Whether you have crates full of Playmates action figures in your garage or just a few fleeting memories of owning Star Trek toys, there is much to be enjoyed from the Trek-centric episode of The Toys That Made Us, the documentary series by producer and collector Brian Volk-Weiss.
The show returns to Netflix today with four new episodes, including one that boldly goes where no toy collection has gone before!
If you missed it, be sure to check out our interview with Brian!
I come to this show with a lot Star Trek toy experience. My own toy journey starts young – I became a fan around the age of five or six, while The Next Generation was at its height and Playmates Toys was beginning to distribute the first set of what would go on to be over four hundred action figures. For my sixth birthday, I coveted — and received, hooray! — the Playmates bridge playset for the Enterprise-D. I’ve been hooked ever since.

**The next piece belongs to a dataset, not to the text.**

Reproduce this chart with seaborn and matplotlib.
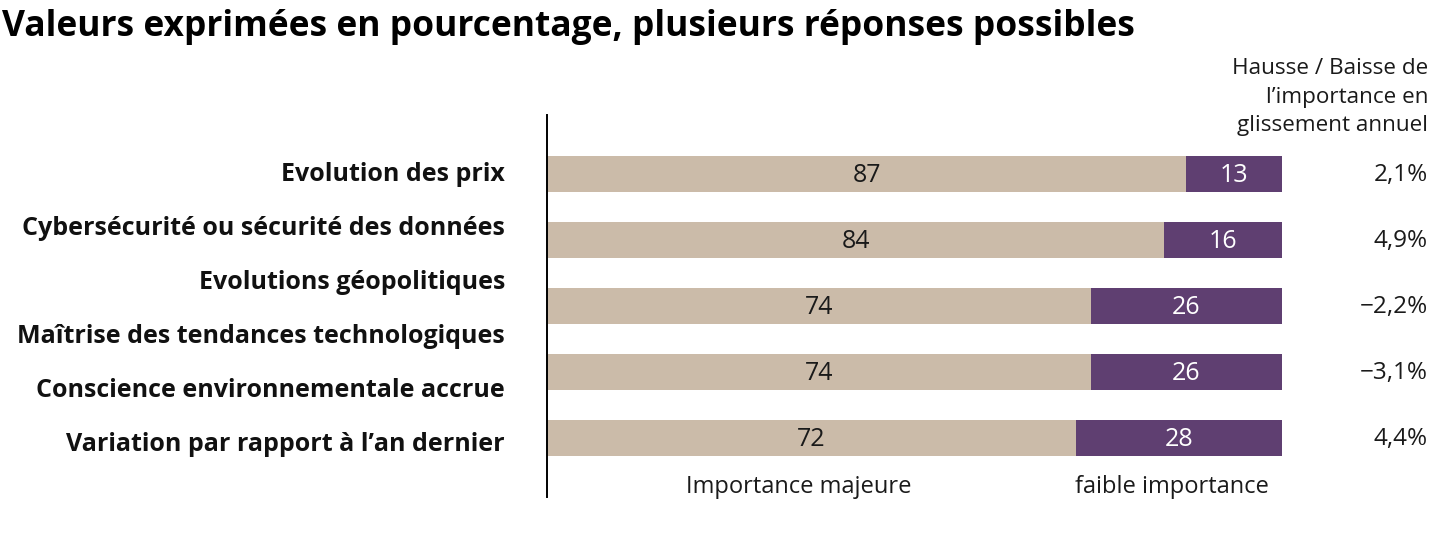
import matplotlib
matplotlib.use("Agg")
import matplotlib.pyplot as plt
import matplotlib.transforms as mtransforms
import seaborn as sns
import pandas as pd

sns.set_theme(style="white")
plt.rcParams['font.family'] = ['Open Sans', 'DejaVu Sans']

title = "Valeurs exprimées en pourcentage, plusieurs réponses possibles"
categories = ["Evolution des prix",
              "Cybersécurité ou sécurité des données",
              "Evolutions géopolitiques",
              "Maîtrise des tendances technologiques",
              "Conscience environnementale accrue",
              "Variation par rapport à l\u2019an dernier"]
major = [87, 84, 74, 74, 72]
minor = [13, 16, 26, 26, 28]
change = ["2,1%", "4,9%", "\u22122,2%", "\u22123,1%", "4,4%"]
header_lines = ["Hausse / Baisse de", "l\u2019importance en", "glissement annuel"]
series_names = ["Importance majeure", "faible importance"]

BEIGE = "#CBBBA9"
PURPLE = "#5F3F71"

rows = [f"r{i}" for i in range(len(major))]
df = pd.DataFrame({"row": rows, "major": major, "minor": minor})
df["total"] = df["major"] + df["minor"]

fig = plt.figure(figsize=(14.4, 5.4), dpi=100)
W, H = 1440, 540
ax_left, ax_right = 547, 1282
ax_top, ax_bot = 115, 497
ax = fig.add_axes([ax_left / W, 1 - ax_bot / H, (ax_right - ax_left) / W, (ax_bot - ax_top) / H])

bw = 0.545
sns.barplot(data=df, y="row", x="total", orient="h", color=PURPLE, width=bw,
            saturation=1, ax=ax, linewidth=0)
sns.barplot(data=df, y="row", x="major", orient="h", color=BEIGE, width=bw,
            saturation=1, ax=ax, linewidth=0)

ax.set_xlim(0, 100)
ax.set_ylim(4.894, -0.894)
ax.set_xlabel("")
ax.set_ylabel("")
ax.set_xticks([])
ax.set_yticks([])
for s in ["top", "right", "bottom"]:
    ax.spines[s].set_visible(False)
ax.spines["left"].set_color("black")
ax.spines["left"].set_linewidth(1.4)

fs_val = 18
for i, (m, n) in enumerate(zip(major, minor)):
    ax.text(m / 2, i + 0.02, str(m), ha="center", va="center", fontsize=fs_val, color="#1a1a1a")
    ax.text(m + n / 2, i + 0.02, str(n), ha="center", va="center", fontsize=fs_val, color="white")

blend = mtransforms.blended_transform_factory(fig.transFigure, ax.transData)
for i, c in enumerate(change):
    ax.text(1428 / W, i + 0.02, c, ha="right", va="center", fontsize=17.5, color="#1a1a1a",
            transform=blend)

# left category labels (evenly spaced, independent of bars)
for i, cat in enumerate(categories):
    ax.text(505 / W, 0.01 + i * 0.818, cat, ha="right", va="center", fontsize=18,
            fontweight="bold", color="#111111", transform=blend)

# header on the right
for yy, line in zip([68, 97, 125], header_lines):
    fig.text(1428 / W, 1 - yy / H, line, ha="right", va="center", fontsize=16.2,
             color="#1a1a1a")

# bottom series labels
blend_x = mtransforms.blended_transform_factory(ax.transData, fig.transFigure)
ax.text(34.2, 1 - 487 / H, series_names[0], ha="center", va="center", fontsize=17,
        color="#1a1a1a", transform=blend_x)
ax.text(85.0, 1 - 487 / H, series_names[1], ha="center", va="center", fontsize=17,
        color="#1a1a1a", transform=blend_x)

fig.text(2 / W, 1 - 27 / H, title, ha="left", va="center", fontsize=25.5,
         fontweight="bold", color="black")

fig.savefig("out.png", dpi=100)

If you’ve seen any of the previous episodes of the series, they are roughly hour-long episodes telling the toy history of various franchises; the first run of episodes which debuted in December touched on Star Wars, Barbie, G.I. Joe, and He-Man.
The Star Wars episode in particular is worth a watch for anyone who’s ever had an interest in that franchise and the merchandising it has spawned — and while the Star Trek franchise has never reached the giddy heights of Star Wars merchandising, there’s a great story to tell about Star Trek toys that, while frustrating, gives significant insight into the history of the franchise.
The story of Star Trek toys is not the triumphal story of the little company that could, in the case of the smash success of Kenner in launching their Star Wars toy line. Instead, the Star Trek story is one of varied successes, failure, and a lot of missed opportunities — but one sharply edited and told in a quite compelling fashion. Plus, unlike many Star Trek documentaries, it’s full of licensed Trek footage from both television and film entries in the franchise, along with several vintage Trek product commercials.
The episode focuses significantly on the first three decades of Original Series merchandising, from the first products released by AMT and Remco, through the Mego years, and the lead-up to the beginning of the Playmates run. The licensees that became known to Trek collectors starting in the 1990s — from Galoob, Playmates, and Art Asylum, to this decade’s Eaglemoss and McFarlane Toys –are only featured in the last ten minutes of the forty-odd minute episode.
The episode takes a long look at those products released in the earliest years of the franchise, starting in the years after the show had become a success, but before licensees were required to make products that bore even a passing resemblance to the show. Unlike today’s tightly-managed product line managed by CBS Consumer Products, this early era led to such tie-in absurdities as the infamous “Spock helmet” and other products with Star Trek labels that had nearly no connection to the franchise.
Companies like Remco re-purposed their existing products with Star Trek labels to clear inventory from their warehouses, a practice known as “label slapping,” resulting in a decade’s worth of ridiculous products bearing the Star Trek name. It is a lot to fun to learn about these products, what they were, and how they came to be.
The primary focus of the episode focuses on mid-1970s licensee Mego, the first company to produce Star Trek action figures and play devices that bore at least a passing resemblance to those on the show. Mego, and its colorful owner Marty Abrams, saw the potential in the Star Trek license and capitalized on it for much of the 1970s. If you ever owned Mego products, like the large action figures of the crew of the infamous Mission to Gamma VI playset, you will find a lot to love about this episode.
The story of Star Trek toys is also a story of failures and missed opportunities, and it’s tough to come away from this episode with the same sense of triumph as with the Star Wars episode. The episode includes a look at the inability of licensees to time the release of Star Trek toys with the popular movies — famously, there were no toys for The Wrath of Khan — along with the Mego bankruptcy, and the failure of Galoob’s Star Trek: The Next Generation line (something we also explored in our 2013 interview series), and the subsequent shift to serving the Star Trek collector market.
As a result, there’s a strong sense of wistfulness and a “what might have been” feeling that underpins much of the episode. But even with the focus on the franchise’s merchandising failures, The Toys That Made Us’ feature on Star Trek toys — and the series at large — remains an engaging, polished, zippy trip through the history of some of the favorite toy lines of days gone by.
While some of you more hardcore collectors might be disappointed that there aren’t many closer examinations of some of our favorite products from Trek‘s past — my treasured bridge set appears only briefly! — you won’t want to miss this thoughtful examination of the successes and failures of Star Trek toy history.
All eight episodes from the first production year of The Toys That Made Us are streaming on Netflix now (presented as ‘Season 1’ and ‘Season 2’), with today’s newest batch of specials covering Transformers, Hello Kitty, Lego, and of course, Star Trek.
The series has also been picked up for a second production run, sure to cover many more of the famous toy lines of years past, in a future release.